A martyr, as we know, is a witness, if necessary to the point of death. A witness of the Faith speaks of truth, eternal truth, and that witness is, to a significant degree for others: to inspire, strengthen, and encourage the rest of us. After Father Simoni spoke, the pope said that to “listen to a martyr speak about his own martyrdom is powerful indeed.”
Last week, in Rome, I met Cardinal Simoni, something I had long desired and hoped for. He was celebrating the 70th anniversary of his priesthood and is now 97 years old. Chesterton wrote that the “true saint, or the true hero, only differs from humanity in being, as it were, more ‘human than humanity.”
Asked by a journalist friend who was with me how he had survived the persecution, Cardinal Simoni spoke only of eternity. His witness, and the witness of the Church in Albania, is for a truth many in the Church have forgotten. The intense focus by many on legitimate but transitory concerns denies the profound truth of Cardinal Simoni’s suffering and witness: we are made for eternal life, and the sufferings of this life, if endured for Christ, prepare us for our heavenly home.
The Cardinal speaks very little now of his suffering; his words are of love and forgiveness. This is another sign for an unforgiving world. In the mystery of the divine plan, before the Fall, not only would there have been no need for forgiveness, but also no need for mercy. The “happy fault” of Adam, as the Exultet sings, allows for the inspirational witness “more human than humanity,” in the person of a man transformed by the healing grace of the Crucified Christ.
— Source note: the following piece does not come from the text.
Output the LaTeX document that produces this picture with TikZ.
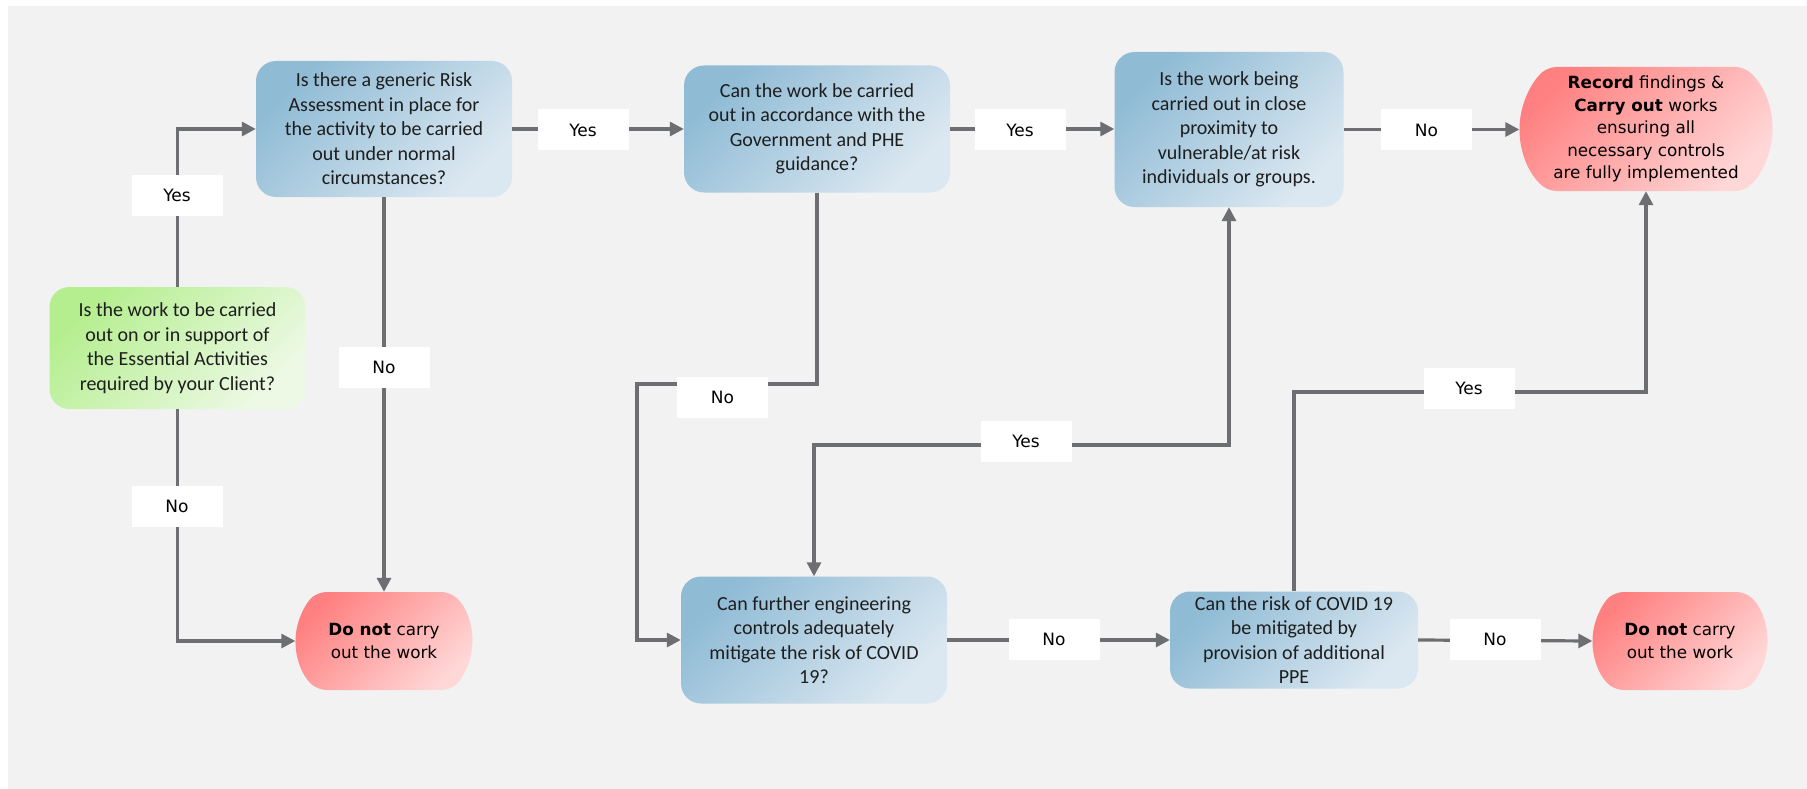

Surrounded, as Paul tells us, not only by the heavenly “cloud of witnesses” (Hebrews 12:1), but also by the white martyrs like Cardinal Ernest Simoni, and there is one last lesson addressed by St. John Paul II in 1993. As European governments and institutions, in particular the EU, become increasingly hostile to the practice of the Faith, St. John Paul said that Europe “should not forget what happened in Albania,” where the persecution was the work, not of ancient pagan empires, but of government.